Mettiamo il caso che il giudice non consideri "manifestamente insussistente" la 
motivazione addotta dall'impresa in ordine a una riorganizzazione in corso nel 
sistema produttivo che riduce una determinata tipologia di mansioni nel cui 
ambito è inquadrato il lavoratore licenziato. Ma, al tempo stesso, il giudice 
prende atto nel corso del dibattimento del fatto che il lavoratore può essere 
ricollocato in una diversa mansione o trasferito in un'altra unità produttiva 
senza pregiudizio per l'economia dell'organizzazione. Sulla base di tale fondato 
argomento, il giudice sentenzia l'illegittimità del provvedimento per mancanza 
di una giustificata motivazione; ma, non ricorrendo la "manifesta insussistenza" 

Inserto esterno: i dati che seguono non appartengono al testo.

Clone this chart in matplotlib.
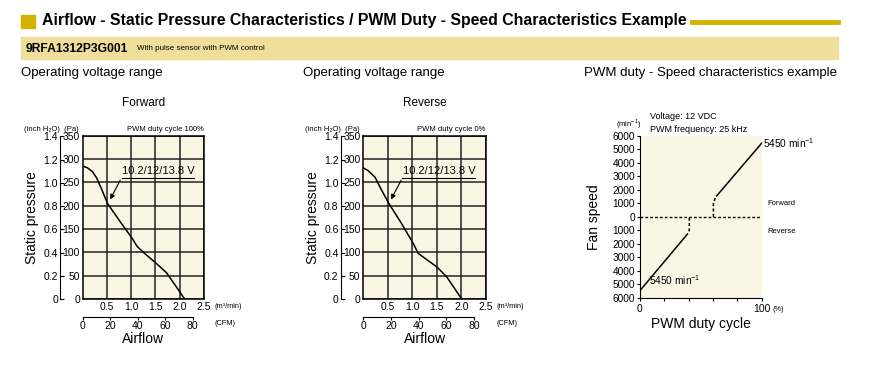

del motivo addotto dall'impresa che fa riferimento a un processo organizzativo 
effettivamente in corso, non potrà reintegrare il lavoratore, dovendo limitarsi 
a un risarcimento sostituivo.
Può essere che i giuristi del lavoro si eserciteranno nello stabilire i confini 
interpretativi di questa distinzione arbitraria. Ma è un modo confuso e 
fraudolento di regolare un aspetto essenziale del rapporto di lavoro e della 
giusta protezione che spetta al lavoratore o alla lavoratrice di fronte a un 
atto giudicato illegittimo, il cui annullamento dovrebbe ripristinare come 
logica conseguenza lo stato antecedente. Tanto più che la lesione sanzionata 
dalla pronuncia di illegittimità incide profondamente nella condizione della 
persona che è rimasta vittima di un'azione riconosciuta illegittima.
Fin qui la questione dell'articolo 18. Ma la riforma del mercato del lavoro dei 
"Professori" presenta molti altri punti che non innovano, se non marginalmente, 
nelle questioni della precarietà, lasciando in vita un numero insensato di 
modelli contrattuali di ingresso. Dall'altro, andando verso una riforma degli 
ammortizzatori che, in nome di una malintesa unificazione, stabilisce garanzie 
del reddito per chi ne rimane privo che sono palesemente al di sotto degli 
standard europei. Ma questo è un altro discorso, non meno rilevante di quello 
sull'articolo 18, sul quale i sindacati dovranno tornare con la massima 
attenzione e la necessaria mobilitazione nel corso del dibattito parlamentare.